Jus lo front port vostra bella semblança
de què mon cors nit e jorn fa gran festa,
que remirant la molt bella figura
de vostra faç m’és romasa l’empremta
que ja per mort no se’n partrà la forma;
ans quan serai del tot fores d’est segle
cells qui lo cors portaran al sepulcre
sobre ma faç veuran lo vostre signe.
Estramps, Jordi de Sant Jordi (s. XV)
La faz, el rostro, posiblemente la parte de nuestro cuerpo más expuesta, la que miramos para saber cómo es y qué siente la persona que habla e interacciona con nosotros, la que nos enamora o nos genera desconfianza… La faz del amante que modelamos en nuestro cerebro, el rostro de los hijos que queremos. Dicen que la cara es el espejo del alma. O como dice el caballero enamoradizo, «tengo de vuestro rostro ya la huella», y «llevo en la frente vuestra bella estampa».
Hace años, cuando apenas acababa de publicarse el primer borrador completo de la secuencia de ADN del genoma humano, vino a verme una estudiante de Bellas Artes. Yo doy clases en Biología, pero no se dirigía a mí como profesora, sino que quería hablar conmigo como genetista. Era una chica joven, con acento dulce y gestos enérgicos. Me preguntó si era posible que a partir del ADN de una persona se pudiera saber cómo es su rostro. Yo le respondí que nuestras características físicas están determinadas genéticamente, pero que no intervendría un único gen, sino muchos; que apenas acababa de ser publicado el genoma humano y estábamos todavía muy lejos de conocer qué genes serían relevantes para determinar características físicas concretas. Entonces, Tània (nombre inventado) me explicó que se había quedado embarazada de adolescente, la situación la había sobrepasado y había optado por el aborto. Hacía tiempo que se preguntaba cómo sería la faz del bebé que no fue, quería dibujar el rostro desconocido, darle forma modelándolo en una escultura.

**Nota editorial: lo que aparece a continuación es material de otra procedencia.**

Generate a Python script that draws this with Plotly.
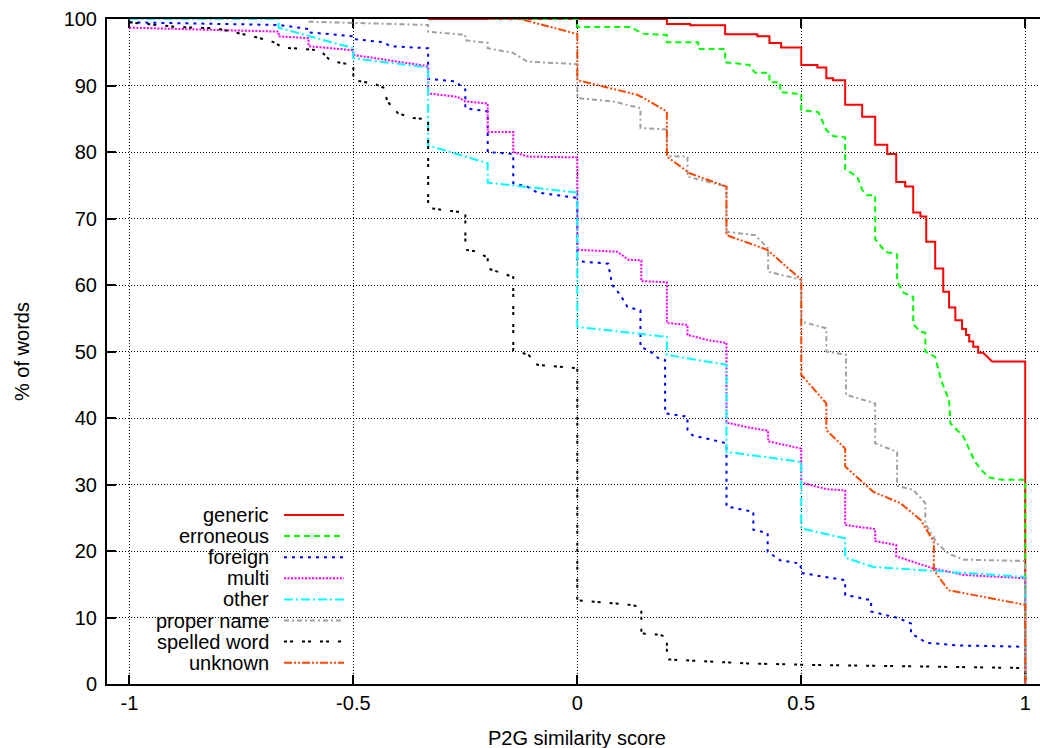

Yo no tenía la respuesta que ella buscaba, ni la podía tener. En aquella época, aunque hubiera tenido el ADN del padre y madre biológicos, o del feto, no sabíamos lo suficiente. Pero hoy en día, con los adelantos en genética actuales, a partir del ADN de una muestra biológica podemos extraer mucha información e inferir un retrato bastante detallado del rostro a quien pertenece. Todavía nos queda camino y, seguramente, muchos genes diferentes intervienen, porque no solo hablamos del color de la piel o de los ojos, sino de la forma del cráneo, de la posición de los ojos, la forma de la nariz, de los labios, de las partes blandas, el arranque del pelo y de los cabellos… Muchos de nosotros nos asemejamos a unos parientes cuando somos pequeños, pero en la adolescencia nuestro cuerpo crece, madura y el rostro cambia, ya que los rasgos faciales no lo hacen de forma del todo escalada. Aun así, se pueden inferir patrones y relaciones entre el genotipo (las variantes del ADN que hemos heredado de nuestros padres) y el fenotipo (la manifestación final de las características, en este caso, la faz). De momento, y analizando genéticamente más de 8.000 personas de diferentes orígenes geográficos, se sabe que intervienen como mínimo 130 genes diferentes, muchos de los cuales importantísimos durante el desarrollo esquelético (curiosamente, tanto del cráneo como de las extremidades). Los hay que cuando están mutados causan labio leporino u otras enfermedades raras con dismorfología facial. La nariz, los pómulos y la forma de la barbilla se encuentran entre los rasgos más determinados por la genética. En cambio, las mejillas son de los más influidos por el ambiente (como, por ejemplo, la dieta). Con todos estos datos genéticos, aunque parciales, ya se puede dibujar nuestro rostro a partir de una mancha de sangre, un cabello en un peine, o unos huesos enterrados. Nos falta por aprender, pero ya se usa esta tecnología para solucionar casos forenses irresueltos, o para sacar de la prisión a personas injustamente sentenciadas por crímenes atroces. «Tengo de vuestro rostro ya la huella.»